> **Entries supplied**
►
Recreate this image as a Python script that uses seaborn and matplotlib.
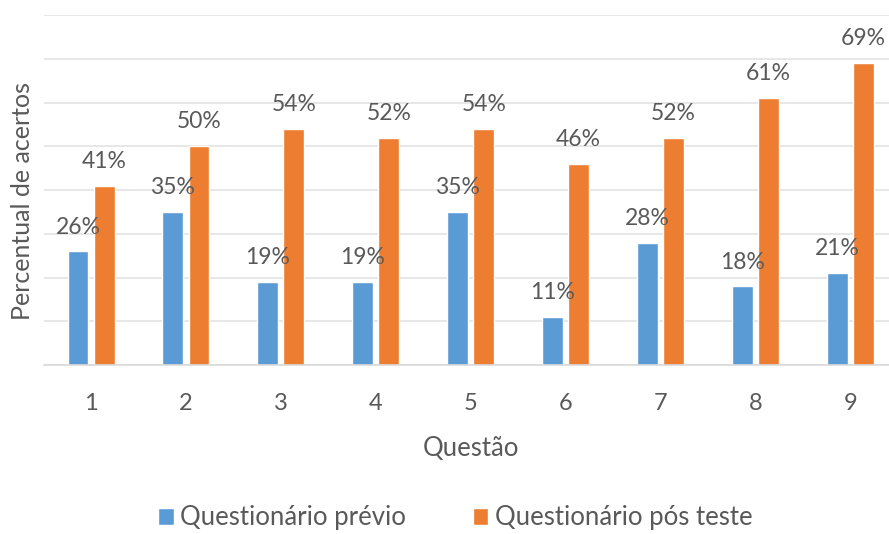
◄
►
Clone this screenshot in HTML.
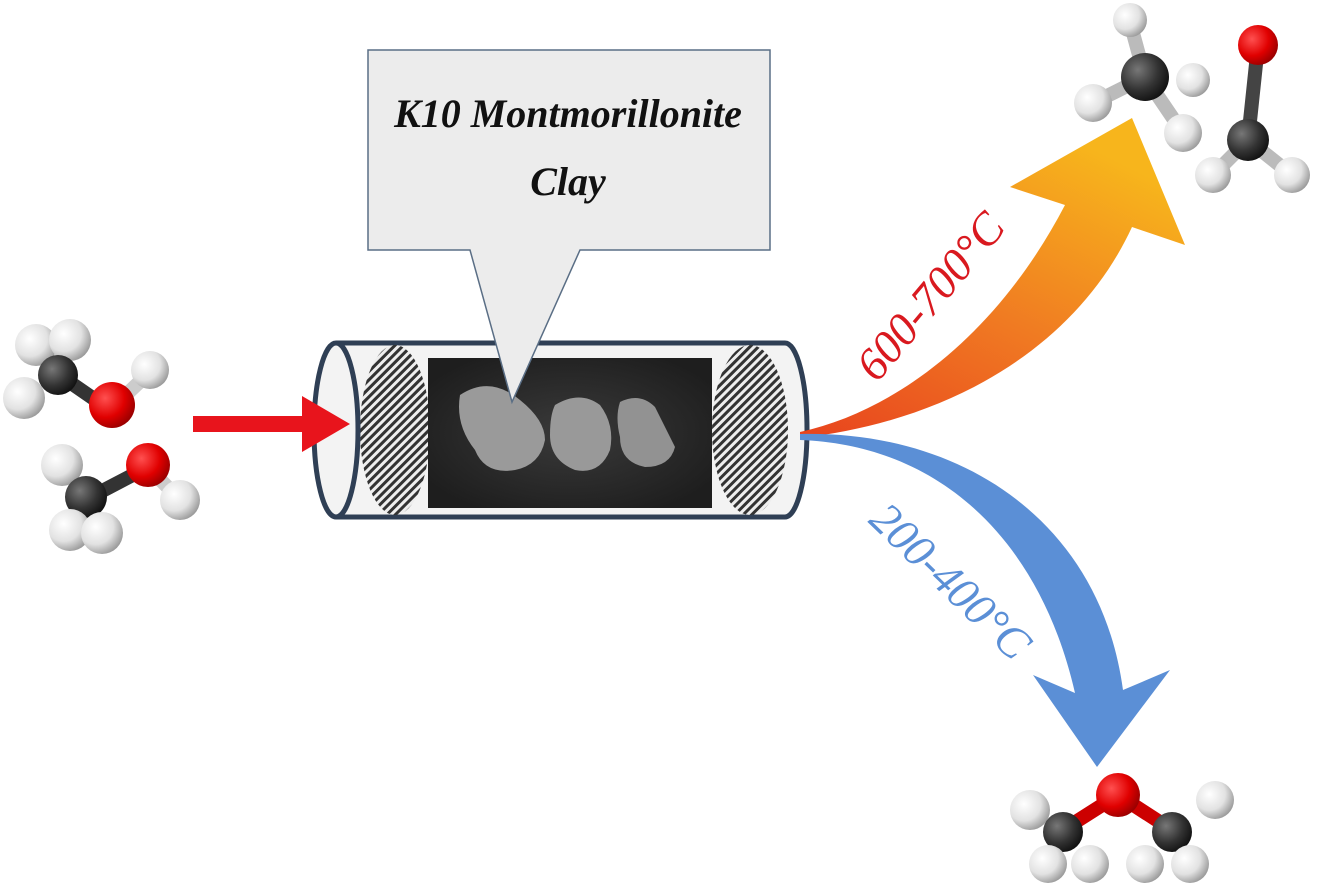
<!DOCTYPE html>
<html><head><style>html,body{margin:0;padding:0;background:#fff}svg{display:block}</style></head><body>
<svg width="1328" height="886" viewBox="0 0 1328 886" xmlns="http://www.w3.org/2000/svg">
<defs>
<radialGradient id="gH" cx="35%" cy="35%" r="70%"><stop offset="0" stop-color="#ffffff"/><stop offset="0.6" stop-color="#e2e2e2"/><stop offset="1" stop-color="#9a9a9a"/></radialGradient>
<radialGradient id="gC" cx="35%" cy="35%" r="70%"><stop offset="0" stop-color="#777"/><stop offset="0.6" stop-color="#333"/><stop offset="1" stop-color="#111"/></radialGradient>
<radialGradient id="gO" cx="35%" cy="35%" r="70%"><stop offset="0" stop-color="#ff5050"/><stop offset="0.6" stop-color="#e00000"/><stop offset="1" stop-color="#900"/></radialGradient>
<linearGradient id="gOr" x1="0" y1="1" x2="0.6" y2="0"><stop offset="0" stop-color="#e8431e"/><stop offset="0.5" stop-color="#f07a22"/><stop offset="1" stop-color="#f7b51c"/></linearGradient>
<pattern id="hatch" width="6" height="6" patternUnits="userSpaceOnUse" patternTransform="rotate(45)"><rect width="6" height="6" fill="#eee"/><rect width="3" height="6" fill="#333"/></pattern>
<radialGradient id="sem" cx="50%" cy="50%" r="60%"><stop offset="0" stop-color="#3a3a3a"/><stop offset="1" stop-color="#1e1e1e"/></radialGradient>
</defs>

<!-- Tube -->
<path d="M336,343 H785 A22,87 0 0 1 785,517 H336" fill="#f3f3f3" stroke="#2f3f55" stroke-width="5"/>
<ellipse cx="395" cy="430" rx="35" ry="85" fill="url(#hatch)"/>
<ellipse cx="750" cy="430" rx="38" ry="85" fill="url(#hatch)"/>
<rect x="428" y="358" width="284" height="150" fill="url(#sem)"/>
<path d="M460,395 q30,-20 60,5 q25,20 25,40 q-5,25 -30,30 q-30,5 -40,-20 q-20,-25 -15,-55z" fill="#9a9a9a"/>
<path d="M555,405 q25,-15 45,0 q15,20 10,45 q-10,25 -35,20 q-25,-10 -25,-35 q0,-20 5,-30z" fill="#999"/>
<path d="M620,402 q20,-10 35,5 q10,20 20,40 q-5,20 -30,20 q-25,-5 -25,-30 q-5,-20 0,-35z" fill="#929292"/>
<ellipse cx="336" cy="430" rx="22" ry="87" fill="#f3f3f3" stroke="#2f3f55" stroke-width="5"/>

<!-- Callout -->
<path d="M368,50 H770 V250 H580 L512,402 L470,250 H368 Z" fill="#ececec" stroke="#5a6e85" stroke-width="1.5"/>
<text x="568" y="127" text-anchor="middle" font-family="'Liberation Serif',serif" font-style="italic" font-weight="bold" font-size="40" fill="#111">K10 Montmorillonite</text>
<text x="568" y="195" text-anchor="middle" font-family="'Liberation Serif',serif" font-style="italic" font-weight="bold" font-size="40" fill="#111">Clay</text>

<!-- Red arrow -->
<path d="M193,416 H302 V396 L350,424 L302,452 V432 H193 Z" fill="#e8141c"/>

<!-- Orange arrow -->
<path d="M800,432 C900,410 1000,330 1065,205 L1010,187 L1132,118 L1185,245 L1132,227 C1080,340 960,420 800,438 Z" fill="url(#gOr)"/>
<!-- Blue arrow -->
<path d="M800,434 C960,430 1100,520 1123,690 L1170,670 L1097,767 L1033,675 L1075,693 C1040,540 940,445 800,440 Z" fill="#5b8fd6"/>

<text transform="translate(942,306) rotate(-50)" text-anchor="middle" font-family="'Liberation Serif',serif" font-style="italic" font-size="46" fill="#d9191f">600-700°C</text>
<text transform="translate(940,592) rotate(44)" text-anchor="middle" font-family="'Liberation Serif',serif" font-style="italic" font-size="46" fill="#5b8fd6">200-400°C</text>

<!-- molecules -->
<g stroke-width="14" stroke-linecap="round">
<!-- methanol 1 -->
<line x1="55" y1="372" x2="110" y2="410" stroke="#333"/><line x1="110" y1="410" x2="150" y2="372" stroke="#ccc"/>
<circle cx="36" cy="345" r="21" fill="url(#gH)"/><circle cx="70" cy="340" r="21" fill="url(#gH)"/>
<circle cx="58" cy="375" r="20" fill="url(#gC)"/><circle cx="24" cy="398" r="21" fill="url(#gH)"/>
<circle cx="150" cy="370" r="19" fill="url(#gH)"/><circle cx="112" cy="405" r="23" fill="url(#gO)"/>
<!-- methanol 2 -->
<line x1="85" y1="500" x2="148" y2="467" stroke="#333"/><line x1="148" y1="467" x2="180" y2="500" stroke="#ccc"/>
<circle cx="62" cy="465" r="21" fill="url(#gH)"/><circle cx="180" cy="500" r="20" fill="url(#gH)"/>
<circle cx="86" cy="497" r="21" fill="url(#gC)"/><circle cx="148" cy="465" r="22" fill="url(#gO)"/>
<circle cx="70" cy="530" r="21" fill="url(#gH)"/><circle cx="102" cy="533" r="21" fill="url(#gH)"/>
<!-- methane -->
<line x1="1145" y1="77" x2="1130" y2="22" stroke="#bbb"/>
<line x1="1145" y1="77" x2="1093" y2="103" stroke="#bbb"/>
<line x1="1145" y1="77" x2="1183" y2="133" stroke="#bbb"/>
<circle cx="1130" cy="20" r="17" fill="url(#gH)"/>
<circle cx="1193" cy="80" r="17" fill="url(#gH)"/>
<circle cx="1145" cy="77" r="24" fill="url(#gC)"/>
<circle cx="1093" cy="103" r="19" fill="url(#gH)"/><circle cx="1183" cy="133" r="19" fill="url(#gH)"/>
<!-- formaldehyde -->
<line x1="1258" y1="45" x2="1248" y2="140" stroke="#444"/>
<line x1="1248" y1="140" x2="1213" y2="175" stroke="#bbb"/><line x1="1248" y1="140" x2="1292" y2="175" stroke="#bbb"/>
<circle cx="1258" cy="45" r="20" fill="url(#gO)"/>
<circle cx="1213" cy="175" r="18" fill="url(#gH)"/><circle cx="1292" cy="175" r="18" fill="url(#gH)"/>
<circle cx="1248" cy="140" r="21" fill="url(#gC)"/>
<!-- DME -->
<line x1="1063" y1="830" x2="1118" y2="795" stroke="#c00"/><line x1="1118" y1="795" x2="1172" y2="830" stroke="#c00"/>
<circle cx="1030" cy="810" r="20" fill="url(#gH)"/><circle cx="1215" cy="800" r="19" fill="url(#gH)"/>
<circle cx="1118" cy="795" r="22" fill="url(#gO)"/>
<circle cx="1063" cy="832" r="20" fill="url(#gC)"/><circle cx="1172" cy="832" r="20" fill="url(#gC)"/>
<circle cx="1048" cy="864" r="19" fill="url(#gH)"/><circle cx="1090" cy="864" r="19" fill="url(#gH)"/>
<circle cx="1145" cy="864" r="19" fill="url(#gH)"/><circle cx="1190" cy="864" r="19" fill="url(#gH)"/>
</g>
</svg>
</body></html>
◄
> **Brief**
Gather each line in these records that contains the string "this".

> **Full answer**
Recreate this image as a Python script that uses seaborn and matplotlib.
Clone this screenshot in HTML.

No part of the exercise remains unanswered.